Nombre femenino, la cuaresma ('cuadragésimo día’ antes de la Pascua Florida) suponía antaño un tiempo largo de disputas entre clerófilos y clerófobos. Entre los graciosos recuerdos de Enrique Menéndez Pelayo, el hermano pequeño del gran don Marcelino, está uno escandaloso para quien se decía católico a machamartillo: los viernes, ilustres ateos de Santander, algunos de alta cuna, tenían por costumbre contrarrestar la negritud reinante yéndose a comer sin bula alguna, como vascos, al restaurante más céntrico de la capital, o sacando a la calle el perchero de la casa de citas más señalada, del que colgaban sus sombreros para escandalizar al personal. Curiosamente, el pobre Enrique MP no recoge esa vivencia en el libro, publicado tras su muerte, que tituló Memorias de uno a quien no sucedió nada. España empezaba a no estar para juergas.

Al entierro de la sardina pintado por Goya sobre una tabla de caoba se refiere Leopoldo Alas Clarín en un cuento del mismo título, que el autor de La Regenta sitúa en un pueblo, Rescoldo, de esos que se ha dado en llamar levíticos porque mandan allí curas y frailes. “Pasan ellos (con su prédica de sacrificios), y queda el terror de la tristeza que siembran como campo de sal sobre las alegrías e ilusiones de la juventud”.

Lo que cuenta Clarín —la alegría, un relámpago; todo el año hastío y tristeza—, ocurría en semanas santas (es un decir) de variado pelaje. Lo que vino más tarde, en la memoria de los vivos que peinan canas, fue un nacionalcatolicismo de cruzada (gamada), en el que hasta los carnavales eran tristes. Tiempos de conversión forzosa. “A los fieles, entonces, nos los traían a misa formados o uniformados; ahora, ya no vienen”, se lamentaba en los años ochenta del siglo pasado el historiador jesuita Alfonso Álvarez Bolado.

Había entonces, también, fiestas similares al goyesco entierro de la sardina, en la que se representaban vicios y desenfrenos imposibles. Eran, en realidad, llamadas al orden, si era necesario mediante la Guardia Civil. Se cerraban las salas de fiestas; se vigilaba que no hubiera guateques clandestinos (pecado el baile, siempre: prohibida la música ligera: o clásico o marchas militares); en los cines se daban obligatoriamente películas del tipo ‘Rey de Reyes’ o ‘Los Diez Mandamientos’, y toda holgazanería estaba mal vista, incluida la de comer carne los viernes salvo que uno se acercase a la parroquia a pagar un peaje.
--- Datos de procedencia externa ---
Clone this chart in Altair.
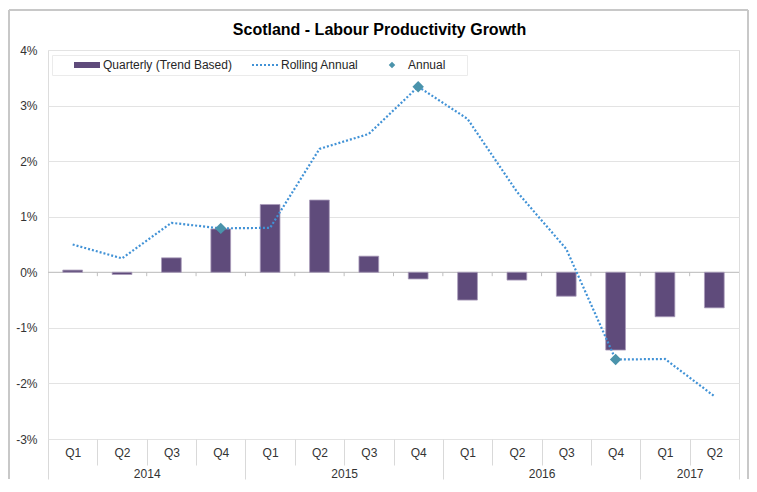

Se llamaban bulas y costaban en 1952 una peseta, más la voluntad. Doña Cuaresma podía con Don Carnal.

Cuando murió la dictadura, pasaron años antes de que los carnavales recuperasen la alegría. Hoy vuelven a parecer irreverentes a los eclesiásticos. De aquellas cuaresmas apenas queda el entierro de la sardina. El laicismo, pese a ser confesional, ha barrido los símbolos religiosos. Todo es mundano, como el hombre mismo. Pese a acudir mayoritariamente a clase de catolicismo en las escuelas de todo tipo, impartidas por profesores elegidos por los obispos pero pagados por el Estado, los jóvenes de hoy, analfabetos en religión, apenas reconocen que, cuando se dice Cuaresma, se está hablando de la Iglesia católica.